• **Supplied data**:

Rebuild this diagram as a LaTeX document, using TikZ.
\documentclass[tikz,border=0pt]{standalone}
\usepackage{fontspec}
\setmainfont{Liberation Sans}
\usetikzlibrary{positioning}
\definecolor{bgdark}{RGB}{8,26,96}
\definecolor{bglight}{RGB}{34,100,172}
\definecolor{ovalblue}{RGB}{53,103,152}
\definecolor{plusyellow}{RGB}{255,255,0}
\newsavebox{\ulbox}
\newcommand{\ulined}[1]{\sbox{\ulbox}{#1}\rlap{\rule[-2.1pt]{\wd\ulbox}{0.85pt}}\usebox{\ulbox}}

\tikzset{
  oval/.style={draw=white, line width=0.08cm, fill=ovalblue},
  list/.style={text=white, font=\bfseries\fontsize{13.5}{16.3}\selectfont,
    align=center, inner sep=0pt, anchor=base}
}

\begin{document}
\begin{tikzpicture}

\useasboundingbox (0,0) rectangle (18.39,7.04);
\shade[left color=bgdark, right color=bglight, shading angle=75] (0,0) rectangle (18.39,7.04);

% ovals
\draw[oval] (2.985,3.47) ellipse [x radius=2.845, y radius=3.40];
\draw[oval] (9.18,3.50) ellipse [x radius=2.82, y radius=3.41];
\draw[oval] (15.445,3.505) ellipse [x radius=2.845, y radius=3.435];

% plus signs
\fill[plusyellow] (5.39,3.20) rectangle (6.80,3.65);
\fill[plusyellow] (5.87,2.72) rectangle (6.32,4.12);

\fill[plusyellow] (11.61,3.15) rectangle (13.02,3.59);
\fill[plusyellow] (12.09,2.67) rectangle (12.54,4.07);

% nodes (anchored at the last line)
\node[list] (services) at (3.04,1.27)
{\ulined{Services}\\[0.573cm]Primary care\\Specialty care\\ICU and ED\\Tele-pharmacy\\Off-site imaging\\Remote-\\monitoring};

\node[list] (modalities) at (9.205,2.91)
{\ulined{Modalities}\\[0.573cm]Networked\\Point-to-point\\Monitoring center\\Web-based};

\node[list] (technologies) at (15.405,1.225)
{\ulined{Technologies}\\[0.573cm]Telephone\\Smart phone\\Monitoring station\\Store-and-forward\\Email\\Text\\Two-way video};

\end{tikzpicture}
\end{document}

• **Task to carry out**:
Copy out the full material exactly as it appears.

• **Final result**:
Rebuild this diagram as a LaTeX document, using TikZ.
\documentclass[tikz,border=0pt]{standalone}
\usepackage{fontspec}
\setmainfont{Liberation Sans}
\usetikzlibrary{positioning}
\definecolor{bgdark}{RGB}{8,26,96}
\definecolor{bglight}{RGB}{34,100,172}
\definecolor{ovalblue}{RGB}{53,103,152}
\definecolor{plusyellow}{RGB}{255,255,0}
\newsavebox{\ulbox}
\newcommand{\ulined}[1]{\sbox{\ulbox}{#1}\rlap{\rule[-2.1pt]{\wd\ulbox}{0.85pt}}\usebox{\ulbox}}

\tikzset{
  oval/.style={draw=white, line width=0.08cm, fill=ovalblue},
  list/.style={text=white, font=\bfseries\fontsize{13.5}{16.3}\selectfont,
    align=center, inner sep=0pt, anchor=base}
}

\begin{document}
\begin{tikzpicture}

\useasboundingbox (0,0) rectangle (18.39,7.04);
\shade[left color=bgdark, right color=bglight, shading angle=75] (0,0) rectangle (18.39,7.04);

% ovals
\draw[oval] (2.985,3.47) ellipse [x radius=2.845, y radius=3.40];
\draw[oval] (9.18,3.50) ellipse [x radius=2.82, y radius=3.41];
\draw[oval] (15.445,3.505) ellipse [x radius=2.845, y radius=3.435];

% plus signs
\fill[plusyellow] (5.39,3.20) rectangle (6.80,3.65);
\fill[plusyellow] (5.87,2.72) rectangle (6.32,4.12);

\fill[plusyellow] (11.61,3.15) rectangle (13.02,3.59);
\fill[plusyellow] (12.09,2.67) rectangle (12.54,4.07);

% nodes (anchored at the last line)
\node[list] (services) at (3.04,1.27)
{\ulined{Services}\\[0.573cm]Primary care\\Specialty care\\ICU and ED\\Tele-pharmacy\\Off-site imaging\\Remote-\\monitoring};

\node[list] (modalities) at (9.205,2.91)
{\ulined{Modalities}\\[0.573cm]Networked\\Point-to-point\\Monitoring center\\Web-based};

\node[list] (technologies) at (15.405,1.225)
{\ulined{Technologies}\\[0.573cm]Telephone\\Smart phone\\Monitoring station\\Store-and-forward\\Email\\Text\\Two-way video};

\end{tikzpicture}
\end{document}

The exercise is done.